--- begin MATERIAL PROVIDED ---
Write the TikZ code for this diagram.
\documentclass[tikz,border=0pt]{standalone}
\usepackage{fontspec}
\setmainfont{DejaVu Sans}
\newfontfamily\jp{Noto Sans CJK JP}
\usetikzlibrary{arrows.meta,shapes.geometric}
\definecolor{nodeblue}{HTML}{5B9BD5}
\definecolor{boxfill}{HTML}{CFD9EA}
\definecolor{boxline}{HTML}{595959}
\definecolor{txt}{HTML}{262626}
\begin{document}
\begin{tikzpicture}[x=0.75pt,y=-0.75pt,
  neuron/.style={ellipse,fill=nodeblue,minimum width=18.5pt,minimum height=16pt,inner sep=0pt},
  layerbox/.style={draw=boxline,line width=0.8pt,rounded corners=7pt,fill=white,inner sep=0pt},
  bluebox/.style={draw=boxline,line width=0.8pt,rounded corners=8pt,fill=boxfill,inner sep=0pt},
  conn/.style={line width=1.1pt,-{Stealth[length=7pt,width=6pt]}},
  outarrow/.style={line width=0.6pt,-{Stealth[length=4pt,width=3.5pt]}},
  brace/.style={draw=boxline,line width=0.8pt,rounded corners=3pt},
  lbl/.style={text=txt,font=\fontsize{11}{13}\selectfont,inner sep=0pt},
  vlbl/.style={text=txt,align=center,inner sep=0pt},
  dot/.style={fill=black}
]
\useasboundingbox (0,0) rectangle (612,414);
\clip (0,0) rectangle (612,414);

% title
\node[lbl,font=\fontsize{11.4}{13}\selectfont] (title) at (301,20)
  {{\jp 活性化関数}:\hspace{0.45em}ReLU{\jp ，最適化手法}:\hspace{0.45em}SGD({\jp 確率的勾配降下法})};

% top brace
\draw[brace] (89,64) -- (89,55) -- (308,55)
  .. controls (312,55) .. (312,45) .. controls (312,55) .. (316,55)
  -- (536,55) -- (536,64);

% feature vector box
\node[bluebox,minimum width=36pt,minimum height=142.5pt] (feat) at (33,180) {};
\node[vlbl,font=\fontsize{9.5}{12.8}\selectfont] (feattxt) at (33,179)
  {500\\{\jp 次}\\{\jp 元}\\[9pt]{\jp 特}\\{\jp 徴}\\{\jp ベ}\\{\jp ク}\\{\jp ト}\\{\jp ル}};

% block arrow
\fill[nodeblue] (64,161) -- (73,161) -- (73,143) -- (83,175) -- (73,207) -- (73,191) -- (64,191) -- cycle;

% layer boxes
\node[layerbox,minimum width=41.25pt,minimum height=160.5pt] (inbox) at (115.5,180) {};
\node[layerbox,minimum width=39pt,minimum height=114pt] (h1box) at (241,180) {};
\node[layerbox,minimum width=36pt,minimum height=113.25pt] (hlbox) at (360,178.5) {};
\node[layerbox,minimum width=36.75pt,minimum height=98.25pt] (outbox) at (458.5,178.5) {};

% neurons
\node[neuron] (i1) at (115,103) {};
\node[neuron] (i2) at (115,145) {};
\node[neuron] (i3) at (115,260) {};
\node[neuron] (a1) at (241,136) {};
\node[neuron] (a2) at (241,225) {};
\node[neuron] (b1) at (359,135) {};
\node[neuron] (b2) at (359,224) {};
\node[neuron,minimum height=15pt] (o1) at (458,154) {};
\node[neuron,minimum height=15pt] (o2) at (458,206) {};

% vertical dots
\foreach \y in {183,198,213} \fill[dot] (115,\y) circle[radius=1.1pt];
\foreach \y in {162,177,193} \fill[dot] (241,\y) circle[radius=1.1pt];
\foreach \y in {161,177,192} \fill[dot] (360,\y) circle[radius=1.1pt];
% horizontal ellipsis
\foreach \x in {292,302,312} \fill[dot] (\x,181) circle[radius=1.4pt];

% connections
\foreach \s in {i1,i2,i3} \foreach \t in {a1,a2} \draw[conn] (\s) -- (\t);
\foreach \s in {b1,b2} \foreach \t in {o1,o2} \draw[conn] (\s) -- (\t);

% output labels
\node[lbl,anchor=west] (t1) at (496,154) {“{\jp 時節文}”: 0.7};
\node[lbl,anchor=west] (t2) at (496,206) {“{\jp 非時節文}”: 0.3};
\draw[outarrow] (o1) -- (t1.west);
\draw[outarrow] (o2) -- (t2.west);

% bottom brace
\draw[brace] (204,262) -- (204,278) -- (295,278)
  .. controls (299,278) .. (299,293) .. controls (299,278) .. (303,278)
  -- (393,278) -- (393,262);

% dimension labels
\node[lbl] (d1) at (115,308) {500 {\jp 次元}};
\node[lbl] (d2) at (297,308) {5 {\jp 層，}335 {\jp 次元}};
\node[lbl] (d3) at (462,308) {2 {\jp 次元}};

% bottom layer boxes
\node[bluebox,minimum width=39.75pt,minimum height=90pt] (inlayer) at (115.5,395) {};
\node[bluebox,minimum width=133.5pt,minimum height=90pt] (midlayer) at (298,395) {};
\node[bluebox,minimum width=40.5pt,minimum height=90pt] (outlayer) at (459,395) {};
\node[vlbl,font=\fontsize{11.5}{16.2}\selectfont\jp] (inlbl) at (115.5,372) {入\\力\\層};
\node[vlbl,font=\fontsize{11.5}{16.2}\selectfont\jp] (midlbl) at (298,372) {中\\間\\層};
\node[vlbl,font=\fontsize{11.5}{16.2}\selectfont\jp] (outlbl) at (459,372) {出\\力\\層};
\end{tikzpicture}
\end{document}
--- end MATERIAL PROVIDED ---
--- begin MATERIAL PROVIDED ---
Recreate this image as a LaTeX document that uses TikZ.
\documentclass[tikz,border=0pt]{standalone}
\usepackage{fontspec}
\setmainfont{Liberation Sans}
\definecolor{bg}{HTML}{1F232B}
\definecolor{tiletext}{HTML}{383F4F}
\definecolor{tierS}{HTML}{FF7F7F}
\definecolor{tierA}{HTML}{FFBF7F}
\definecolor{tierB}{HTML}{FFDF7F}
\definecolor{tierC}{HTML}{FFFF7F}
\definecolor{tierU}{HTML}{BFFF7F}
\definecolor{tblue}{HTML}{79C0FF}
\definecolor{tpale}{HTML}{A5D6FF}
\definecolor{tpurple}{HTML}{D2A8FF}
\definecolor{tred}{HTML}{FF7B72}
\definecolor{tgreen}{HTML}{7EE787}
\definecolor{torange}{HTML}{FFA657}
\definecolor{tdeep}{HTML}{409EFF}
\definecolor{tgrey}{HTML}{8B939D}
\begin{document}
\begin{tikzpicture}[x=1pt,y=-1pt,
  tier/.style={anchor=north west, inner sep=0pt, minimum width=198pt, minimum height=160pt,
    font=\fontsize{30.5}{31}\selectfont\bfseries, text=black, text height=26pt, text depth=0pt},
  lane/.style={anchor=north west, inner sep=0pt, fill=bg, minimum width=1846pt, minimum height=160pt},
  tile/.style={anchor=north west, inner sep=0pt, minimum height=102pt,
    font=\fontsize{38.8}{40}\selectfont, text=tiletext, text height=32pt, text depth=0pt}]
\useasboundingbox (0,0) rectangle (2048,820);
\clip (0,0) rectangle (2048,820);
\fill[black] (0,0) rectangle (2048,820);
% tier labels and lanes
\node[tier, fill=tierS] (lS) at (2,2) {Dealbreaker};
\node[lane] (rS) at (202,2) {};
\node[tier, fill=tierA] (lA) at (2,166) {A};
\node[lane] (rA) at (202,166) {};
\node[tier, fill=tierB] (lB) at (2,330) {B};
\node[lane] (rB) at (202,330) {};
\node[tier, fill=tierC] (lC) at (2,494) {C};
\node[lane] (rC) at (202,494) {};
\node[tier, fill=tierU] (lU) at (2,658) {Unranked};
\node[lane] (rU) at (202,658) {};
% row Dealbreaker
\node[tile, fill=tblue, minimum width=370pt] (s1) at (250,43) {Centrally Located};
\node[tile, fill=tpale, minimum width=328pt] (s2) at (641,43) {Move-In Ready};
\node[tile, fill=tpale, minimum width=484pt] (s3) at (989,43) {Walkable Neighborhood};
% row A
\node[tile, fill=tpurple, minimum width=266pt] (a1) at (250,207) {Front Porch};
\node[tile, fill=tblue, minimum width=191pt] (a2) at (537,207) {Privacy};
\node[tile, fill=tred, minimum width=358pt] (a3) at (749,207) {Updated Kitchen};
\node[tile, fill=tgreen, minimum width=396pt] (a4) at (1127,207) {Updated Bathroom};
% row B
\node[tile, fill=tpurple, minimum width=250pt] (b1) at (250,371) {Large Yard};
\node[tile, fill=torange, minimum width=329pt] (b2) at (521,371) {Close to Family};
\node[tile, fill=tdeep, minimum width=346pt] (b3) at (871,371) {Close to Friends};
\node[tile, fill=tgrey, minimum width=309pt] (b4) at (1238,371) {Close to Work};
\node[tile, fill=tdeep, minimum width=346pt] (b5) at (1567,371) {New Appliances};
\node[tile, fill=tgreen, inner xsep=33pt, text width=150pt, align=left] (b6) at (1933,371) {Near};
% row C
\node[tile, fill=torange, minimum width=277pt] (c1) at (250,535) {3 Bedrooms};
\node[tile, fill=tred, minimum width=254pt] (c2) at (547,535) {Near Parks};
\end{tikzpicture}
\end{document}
--- end MATERIAL PROVIDED ---
--- begin MATERIAL PROVIDED ---
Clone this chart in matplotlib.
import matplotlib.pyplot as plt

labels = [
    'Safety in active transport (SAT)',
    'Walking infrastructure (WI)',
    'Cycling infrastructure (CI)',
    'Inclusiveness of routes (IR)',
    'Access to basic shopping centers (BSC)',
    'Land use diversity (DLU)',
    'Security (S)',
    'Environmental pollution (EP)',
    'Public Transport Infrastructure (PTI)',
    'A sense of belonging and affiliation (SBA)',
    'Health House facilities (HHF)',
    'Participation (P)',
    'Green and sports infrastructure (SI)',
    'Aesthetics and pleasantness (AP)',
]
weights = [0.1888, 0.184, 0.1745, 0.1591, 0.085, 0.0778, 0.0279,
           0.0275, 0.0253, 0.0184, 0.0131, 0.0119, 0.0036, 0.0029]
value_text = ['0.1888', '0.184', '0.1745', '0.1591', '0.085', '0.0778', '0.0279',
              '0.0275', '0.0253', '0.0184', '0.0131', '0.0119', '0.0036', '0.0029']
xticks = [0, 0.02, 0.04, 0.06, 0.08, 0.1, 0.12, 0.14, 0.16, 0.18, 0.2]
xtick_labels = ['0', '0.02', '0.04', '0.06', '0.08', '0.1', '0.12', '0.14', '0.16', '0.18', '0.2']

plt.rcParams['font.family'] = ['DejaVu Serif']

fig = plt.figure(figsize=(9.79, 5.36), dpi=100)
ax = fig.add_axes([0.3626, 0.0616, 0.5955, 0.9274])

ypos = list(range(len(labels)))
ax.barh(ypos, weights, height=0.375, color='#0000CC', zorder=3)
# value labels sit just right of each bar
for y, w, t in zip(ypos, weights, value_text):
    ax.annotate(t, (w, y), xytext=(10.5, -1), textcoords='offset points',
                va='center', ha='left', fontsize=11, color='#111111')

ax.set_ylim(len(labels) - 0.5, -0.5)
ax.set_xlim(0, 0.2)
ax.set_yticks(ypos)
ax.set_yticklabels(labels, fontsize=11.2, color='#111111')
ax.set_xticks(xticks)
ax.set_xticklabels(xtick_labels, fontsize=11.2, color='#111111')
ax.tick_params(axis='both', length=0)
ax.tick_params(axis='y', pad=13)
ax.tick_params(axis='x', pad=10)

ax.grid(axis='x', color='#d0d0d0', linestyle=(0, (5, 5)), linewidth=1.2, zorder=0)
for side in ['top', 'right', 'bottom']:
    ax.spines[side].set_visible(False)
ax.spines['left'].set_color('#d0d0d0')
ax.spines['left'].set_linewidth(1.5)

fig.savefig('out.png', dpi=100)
--- end MATERIAL PROVIDED ---
PROBLEM DESCRIPTION:
Of the lines in the listing above, how many hold the string "matplotlib"? Reply with the number only.

ANSWER:
2